BEGIN Material

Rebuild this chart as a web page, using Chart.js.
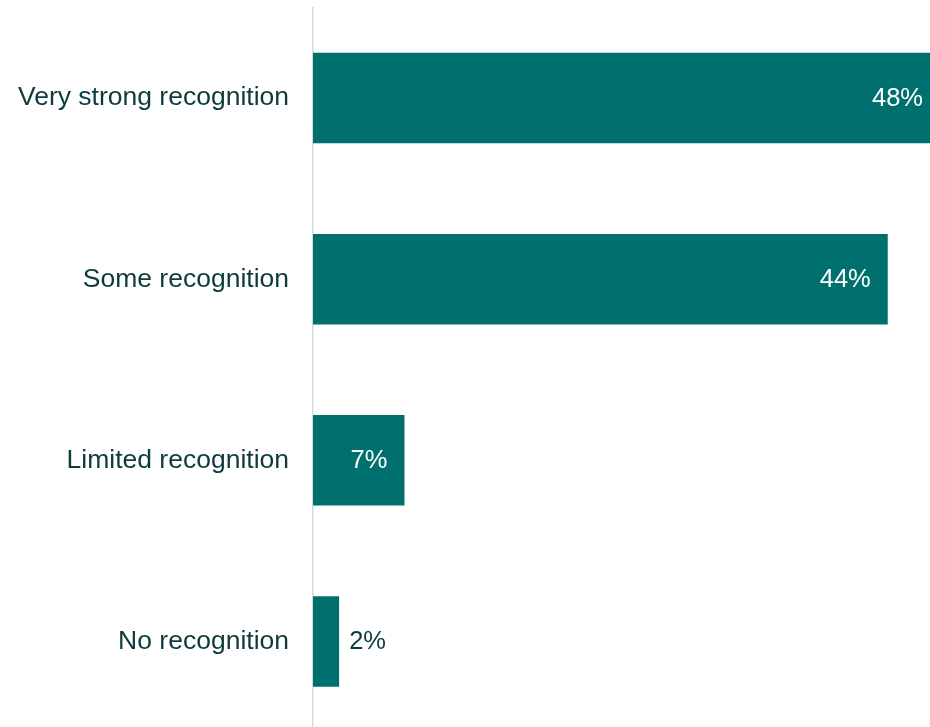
<!DOCTYPE html>
<html>
<head>
<meta charset="utf-8">
<script src="https://cdn.jsdelivr.net/npm/chart.js@4/dist/chart.umd.min.js"></script>
<style>
  html, body { margin: 0; padding: 0; background: #fff; overflow: hidden; }
  #wrap { position: relative; width: 940px; height: 732px; }
</style>
</head>
<body>
<div id="wrap"><canvas id="chart"></canvas></div>
<script>
const categories = ["Very strong recognition", "Some recognition", "Limited recognition", "No recognition"];
const shares = [48, 44, 7, 2];

const BAR_COLOR = "#00706e";
const TEXT_COLOR = "#0e3b3b";
const FONT = "'Liberation Sans', Arial, sans-serif";

// value labels: white inside the bar end, dark just outside when the bar is too short
const valueLabels = {
  id: "valueLabels",
  afterDatasetsDraw(chart) {
    const ctx = chart.ctx;
    const meta = chart.getDatasetMeta(0);
    ctx.save();
    ctx.font = "25.5px " + FONT;
    ctx.textBaseline = "middle";
    meta.data.forEach((bar, i) => {
      const text = shares[i] + "%";
      const w = ctx.measureText(text).width;
      const barLen = bar.x - bar.base;
      if (barLen > w + 24) {
        ctx.fillStyle = "#ffffff";
        ctx.textAlign = "right";
        ctx.fillText(text, bar.x - 17, bar.y + 1);
      } else {
        ctx.fillStyle = TEXT_COLOR;
        ctx.textAlign = "left";
        ctx.fillText(text, bar.x + 10, bar.y + 1);
      }
    });
    ctx.restore();
  }
};

new Chart(document.getElementById("chart"), {
  type: "bar",
  data: {
    labels: categories,
    datasets: [{
      data: shares,
      backgroundColor: BAR_COLOR,
      borderWidth: 0,
      barPercentage: 0.5,
      categoryPercentage: 1.0
    }]
  },
  options: {
    indexAxis: "y",
    responsive: true,
    maintainAspectRatio: false,
    animation: false,
    layout: { padding: { top: 7.5, right: 0, bottom: 0, left: 0 } },
    plugins: {
      legend: { display: false },
      tooltip: { enabled: false }
    },
    scales: {
      x: {
        display: false,
        min: 0,
        max: 48
      },
      y: {
        grid: { display: false, drawTicks: false },
        border: { display: true, color: "#d9d9d9", width: 1.5 },
        ticks: {
          color: TEXT_COLOR,
          padding: 24,
          font: { family: FONT, size: 26.5 }
        },
        afterFit(scale) {
          // fixed label column, and no extra room above/below for the end labels
          scale.width = 313;
          scale.paddingTop = 0;
          scale.paddingBottom = 0;
        }
      }
    }
  },
  plugins: [valueLabels]
});
</script>
</body>
</html>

END Material

» **Set task**
Write the listing above out again exactly, dropping each image.

» **Complete answer**
Rebuild this chart as a web page, using Chart.js.
<!DOCTYPE html>
<html>
<head>
<meta charset="utf-8">
<script src="https://cdn.jsdelivr.net/npm/chart.js@4/dist/chart.umd.min.js"></script>
<style>
  html, body { margin: 0; padding: 0; background: #fff; overflow: hidden; }
  #wrap { position: relative; width: 940px; height: 732px; }
</style>
</head>
<body>
<div id="wrap"><canvas id="chart"></canvas></div>
<script>
const categories = ["Very strong recognition", "Some recognition", "Limited recognition", "No recognition"];
const shares = [48, 44, 7, 2];

const BAR_COLOR = "#00706e";
const TEXT_COLOR = "#0e3b3b";
const FONT = "'Liberation Sans', Arial, sans-serif";

// value labels: white inside the bar end, dark just outside when the bar is too short
const valueLabels = {
  id: "valueLabels",
  afterDatasetsDraw(chart) {
    const ctx = chart.ctx;
    const meta = chart.getDatasetMeta(0);
    ctx.save();
    ctx.font = "25.5px " + FONT;
    ctx.textBaseline = "middle";
    meta.data.forEach((bar, i) => {
      const text = shares[i] + "%";
      const w = ctx.measureText(text).width;
      const barLen = bar.x - bar.base;
      if (barLen > w + 24) {
        ctx.fillStyle = "#ffffff";
        ctx.textAlign = "right";
        ctx.fillText(text, bar.x - 17, bar.y + 1);
      } else {
        ctx.fillStyle = TEXT_COLOR;
        ctx.textAlign = "left";
        ctx.fillText(text, bar.x + 10, bar.y + 1);
      }
    });
    ctx.restore();
  }
};

new Chart(document.getElementById("chart"), {
  type: "bar",
  data: {
    labels: categories,
    datasets: [{
      data: shares,
      backgroundColor: BAR_COLOR,
      borderWidth: 0,
      barPercentage: 0.5,
      categoryPercentage: 1.0
    }]
  },
  options: {
    indexAxis: "y",
    responsive: true,
    maintainAspectRatio: false,
    animation: false,
    layout: { padding: { top: 7.5, right: 0, bottom: 0, left: 0 } },
    plugins: {
      legend: { display: false },
      tooltip: { enabled: false }
    },
    scales: {
      x: {
        display: false,
        min: 0,
        max: 48
      },
      y: {
        grid: { display: false, drawTicks: false },
        border: { display: true, color: "#d9d9d9", width: 1.5 },
        ticks: {
          color: TEXT_COLOR,
          padding: 24,
          font: { family: FONT, size: 26.5 }
        },
        afterFit(scale) {
          // fixed label column, and no extra room above/below for the end labels
          scale.width = 313;
          scale.paddingTop = 0;
          scale.paddingBottom = 0;
        }
      }
    }
  },
  plugins: [valueLabels]
});
</script>
</body>
</html>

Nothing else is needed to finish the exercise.